It’s that wonderful time of year when we host our annual gourmet dinner, which has been going on for a very long time now. We never get tired of trying out new recipes for our friends.
This year we chose a Spanish tapas theme, with the hope that we could prepare many of the dishes ahead of time and just enjoy ourselves on the evening.
To welcome our guests, we served a cocktail originating from Valencia, where oranges reign supreme.
We squeezed our own juice and bought our favorite Spanish cava. The recipe calls for premixing the drink and chilling it awhile in the fridge. I chilled the juice and the bottle of wine separately and mixed them when I served the drinks. More bubbles that way.
Agua de Valencia
- 7 or 8 ounces (200-250 ml) Valencia orange juice, freshly squeezed
- 1.5 ounces (50 ml) gin
- 1.5 ounces (50 ml) vodka
- 26 ounces (750 ml) Spanish cava
- In a pitcher, mix the orange juice with the gin and vodka, and refrigerate until serving time.
- Add a bottle of ice-cold semi-dry cava.
- Dip the rims of your glasses in lemon juice and sugar.
- Serve in the jug, and then pour into glasses with an ice-cube or two and some orange peel and mint to decorate.
This drink depends on fresh orange juice for its unique taste and aroma.

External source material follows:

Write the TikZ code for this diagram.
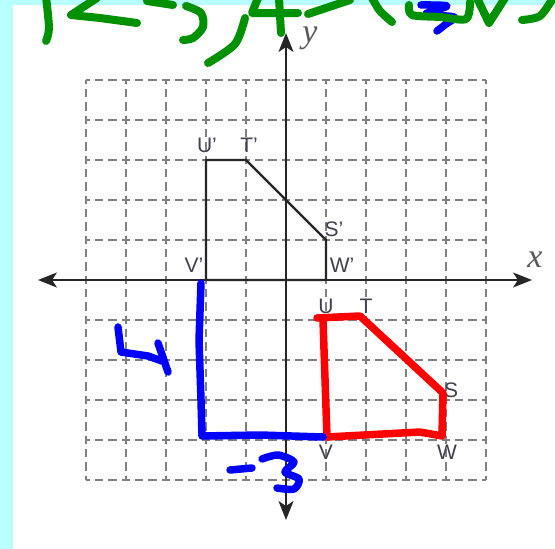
\documentclass[tikz,border=0pt]{standalone}
\usepackage{fontspec}
\setsansfont{Liberation Sans}
\newfontfamily\axisfont{Liberation Serif}
\usetikzlibrary{arrows.meta}

\definecolor{bgcyan}{RGB}{184,255,255}
\definecolor{inkgreen}{RGB}{0,145,0}
\definecolor{inkblue}{RGB}{0,0,255}
\definecolor{inkred}{RGB}{255,0,0}
\definecolor{lblgray}{RGB}{66,66,78}

\begin{document}
\begin{tikzpicture}[x=1pt,y=-1pt,
    gridline/.style={draw=black!50, line width=1.8pt,
      dash pattern=on 8.33pt off 5pt, dash phase=4.17pt},
    axis/.style={draw=black!85, line width=1.6pt,
      {Stealth[length=19pt,width=15pt,inset=5pt]}-{Stealth[length=19pt,width=15pt,inset=5pt]}},
    ink/.style={line width=7.5pt, line cap=round, line join=round},
    lbl/.style={font=\sffamily\fontsize{21}{21}\selectfont, text=lblgray, inner sep=0pt},
    axlbl/.style={font=\axisfont\itshape\fontsize{34}{34}\selectfont, text=black!65, inner sep=0pt}]
    \useasboundingbox (0,0) rectangle (555,549);
    % page
    \fill[bgcyan] (0,0) rectangle (555,549);
    \fill[white] (13,5) rectangle (555,549);
    % grid
    \foreach \x in {86,126,...,486}{
      \draw[gridline] (\x,80) -- (\x,480);
    }
    \foreach \y in {80,120,...,480}{
      \draw[gridline] (86,\y) -- (486,\y);
    }
    % axes
    \coordinate (xl) at (38,280);
    \coordinate (xr) at (532,280);
    \coordinate (yt) at (286,33);
    \coordinate (yb) at (286,520);
    \draw[axis] (xl) -- (xr);
    \draw[axis] (yb) -- (yt);
    \node[axlbl] (xlab) at (535,260) {x};
    \node[axlbl] (ylab) at (310,38) {y};
    % image after translation
    \coordinate (Up) at (206,160);
    \coordinate (Tp) at (246,160);
    \coordinate (Sp) at (326,240);
    \coordinate (Wp) at (326,280);
    \coordinate (Vp) at (206,280);
    \draw[black!85, line width=2.4pt] (Up) -- (Tp) -- (Sp) -- (Wp) -- (Vp) -- cycle;
    \node[lbl] (lUp) at (207,145) {U’};
    \node[lbl] (lTp) at (249,145) {T’};
    \node[lbl] (lSp) at (334,229) {S’};
    \node[lbl] (lWp) at (342,265) {W’};
    \node[lbl] (lVp) at (194,265) {V’};
    % pre-image labels
    \node[lbl] (lU) at (326,306) {U};
    \node[lbl] (lT) at (366,306) {T};
    \node[lbl] (lS) at (451,390) {S};
    \node[lbl] (lW) at (447,452) {W};
    \node[lbl] (lV) at (326,452) {V};
    % red trace of pre-image
    \draw[ink, inkred] (317,318) -- (360,316) -- (443,393) -- (442,436)
      -- (420,432) -- (327,437) -- (323,320);
    % blue translation arrows
    \draw[ink, inkblue] (201,283) -- (199,340) -- (201,400) -- (202,436)
      -- (260,435) -- (323,437);
    \draw[ink, inkblue] (118,327) -- (121,352) -- (148,356) -- (162,361);
    \draw[ink, inkblue] (158,343) -- (168,372);
    \draw[ink, inkblue] (230,470) -- (252,468);
    \draw[ink, inkblue] plot[smooth] coordinates {(262,459) (278,455) (294,462) (285,472)
      (299,479) (294,489) (277,488)};
    \draw[ink, inkblue] plot[smooth] coordinates {(421,5) (447,6) (426,14) (454,17)
      (446,24) (437,31)};
    % green rule written at the top
    \begin{scope}[ink, inkgreen, line width=8pt]
      \draw plot[smooth] coordinates {(46,-3) (49,28) (46,41)};
      \draw (97,-2) -- (71,15) -- (100,18) -- (137,23);
      \draw (147,1) -- (173,5);
      \draw plot[smooth] coordinates {(186,6) (201,13) (203,27) (193,38) (183,40)};
      \draw plot[smooth] coordinates {(245,18) (235,44) (208,63)};
      \draw (258,-2) -- (252,13) -- (298,13);
      \draw (279,-2) -- (281,33);
      \draw (308,14) -- (350,0);
      \draw plot[smooth] coordinates {(372,-2) (380,11) (392,22)};
      \draw plot[smooth] coordinates {(409,5) (412,15) (440,17) (466,19) (470,2)};
      \draw (477,-2) -- (489,23) -- (505,-2);
      \draw plot[smooth] coordinates {(522,20) (540,16) (553,-2)};
    \end{scope}
  \end{tikzpicture}
\end{document}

If you can find oranges grown in the Valencia region, your drink will be all the more authentic.
Choose cava over champagne for a truly Spanish flair. The sugar is optional. I decorated the rims of my glasses with a little lemon juice, then some coconut palm sugar. This kind of sugar proved very stable on the rim. I love the flavor, but I buy it because it has a low glycemic index compared with standard sugar.
You can alter the sweetness to suit your taste by choosing sweet or dry cava. If I want to sweeten the drink further, I add a little stevia. But on this occasion, I didn’t need to.